Specimens are valid as observations and not considered captive or otherwise as long as they are recorded with the place and date of collection, not their current location.
See the section here https://www.inaturalist.org/pages/help#captive
I have hundreds of photos of moths, beetles, wasps, spiders, etc taken against a white sheet pinned to the outside wall of my cottage at night. They will fly to and cling to the sheet. I usually use a UV lamp to attract them, but I photograph with a DSLR, macro lens and a ringflash from an inch away. WIth the ringflash I can shoot everything at F22 and get excellent depth of field.
Thank you for the interesting replies. I understand that some people kill/collect butterflies and moths for their private collections. Is that not prohibited or discouraged by inaturalist?
I leave my porchlight on at night for several occasions and many insects are attracted. Photographing them on a white background serves only for convenience and they are released once the “good enough for inat” photos are taken.

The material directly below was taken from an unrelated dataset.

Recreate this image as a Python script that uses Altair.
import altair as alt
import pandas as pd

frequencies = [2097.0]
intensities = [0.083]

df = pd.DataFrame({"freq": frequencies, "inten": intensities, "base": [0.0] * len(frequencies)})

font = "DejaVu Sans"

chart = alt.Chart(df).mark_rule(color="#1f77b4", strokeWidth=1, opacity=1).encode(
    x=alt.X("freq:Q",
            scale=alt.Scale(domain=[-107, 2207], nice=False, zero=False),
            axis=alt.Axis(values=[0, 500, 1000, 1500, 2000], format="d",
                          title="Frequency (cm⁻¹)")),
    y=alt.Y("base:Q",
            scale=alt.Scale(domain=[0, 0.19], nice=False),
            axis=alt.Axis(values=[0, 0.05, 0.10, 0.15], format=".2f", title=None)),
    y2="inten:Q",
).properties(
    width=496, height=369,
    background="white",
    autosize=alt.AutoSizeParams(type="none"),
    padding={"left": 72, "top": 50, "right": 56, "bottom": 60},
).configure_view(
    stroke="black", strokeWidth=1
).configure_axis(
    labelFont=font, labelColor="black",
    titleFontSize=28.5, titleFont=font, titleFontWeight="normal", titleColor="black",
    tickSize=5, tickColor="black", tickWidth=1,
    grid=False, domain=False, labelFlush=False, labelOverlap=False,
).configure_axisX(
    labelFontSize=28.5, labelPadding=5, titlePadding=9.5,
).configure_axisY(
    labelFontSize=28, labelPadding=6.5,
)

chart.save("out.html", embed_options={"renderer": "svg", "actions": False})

Sometimes I find dead bugs and I put them on a clean sheet of paper to photograph them.
Collecting is a standard and necessary practice for a wide variety of applications (also true for collecting herbarium specimens of plants) in the interest of science- it’s not just people collecting butterflies to put on their wall because they’re pretty. Unnecessary collection of vulnerable species or groups should be discouraged in general (not just on iNaturalist), but conventional sampling by collection is in no way frowned upon by iNaturalist. Many insects can’t be identified well by photographs taken in the field anyways.